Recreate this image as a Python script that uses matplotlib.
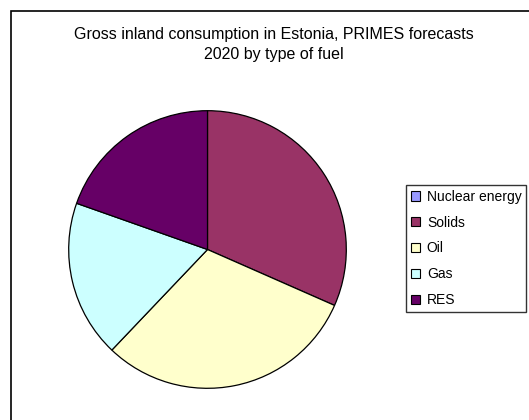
import matplotlib.pyplot as plt
import matplotlib.patches as mpatches

# Shares of gross inland consumption (%)
fuels = ['Nuclear energy', 'Solids', 'Oil', 'Gas', 'RES']
shares = [0.0, 31.6, 30.5, 18.3, 19.6]
colors = ['#9999FF', '#993366', '#FFFFCC', '#CCFFFF', '#660066']

plt.rcParams['font.family'] = ['Liberation Sans', 'DejaVu Sans']

fig = plt.figure(figsize=(5.29, 4.2), dpi=100)
fig.patch.set_facecolor('white')

# Outer chart frame (runs off the right and bottom edges)
frame = mpatches.Rectangle((11 / 529, -0.2), 1.5, 1.2 - 11 / 420,
                           transform=fig.transFigure, fill=False,
                           edgecolor='black', linewidth=1.2)
fig.patches.append(frame)

fig.text(274 / 529, 1 - 34 / 420, 'Gross inland consumption in Estonia, PRIMES forecasts',
         ha='center', va='center', fontsize=11.5)
fig.text(274 / 529, 1 - 54 / 420, '2020 by type of fuel',
         ha='center', va='center', fontsize=11.5)

ax = fig.add_axes([68 / 529, 31 / 420, 279 / 529, 279 / 420])
wedges, _ = ax.pie(shares, colors=colors, startangle=90, counterclock=False,
                   wedgeprops=dict(edgecolor='black', linewidth=0.9))
ax.set_xlim(-1.005, 1.005)
ax.set_ylim(-1.005, 1.005)
ax.set_aspect('equal')

handles = [mpatches.Patch(facecolor=c, edgecolor='black', linewidth=0.8) for c in colors]
leg = fig.legend(handles, fuels, loc='upper left',
                 bbox_to_anchor=(406 / 529, 1 - 185 / 420),
                 fontsize=10, frameon=True, fancybox=False,
                 handlelength=0.65, handleheight=0.65, handletextpad=0.5,
                 labelspacing=0.85, borderpad=0.35, borderaxespad=0)
leg.get_frame().set_edgecolor('black')
leg.get_frame().set_linewidth(1.0)

fig.savefig('out.png', dpi=100, facecolor='white')
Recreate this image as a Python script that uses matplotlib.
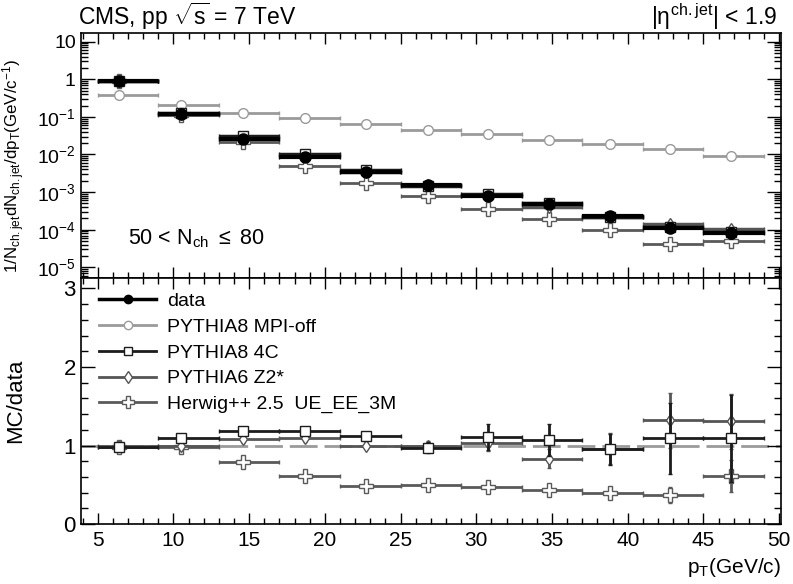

**Task description**
Skip every picture and return the lines above from the top through the one that contains "fig.patch.set_facecolor('white')".

**Reply to the task**
Recreate this image as a Python script that uses matplotlib.
import matplotlib.pyplot as plt
import matplotlib.patches as mpatches

# Shares of gross inland consumption (%)
fuels = ['Nuclear energy', 'Solids', 'Oil', 'Gas', 'RES']
shares = [0.0, 31.6, 30.5, 18.3, 19.6]
colors = ['#9999FF', '#993366', '#FFFFCC', '#CCFFFF', '#660066']

plt.rcParams['font.family'] = ['Liberation Sans', 'DejaVu Sans']

fig = plt.figure(figsize=(5.29, 4.2), dpi=100)
fig.patch.set_facecolor('white')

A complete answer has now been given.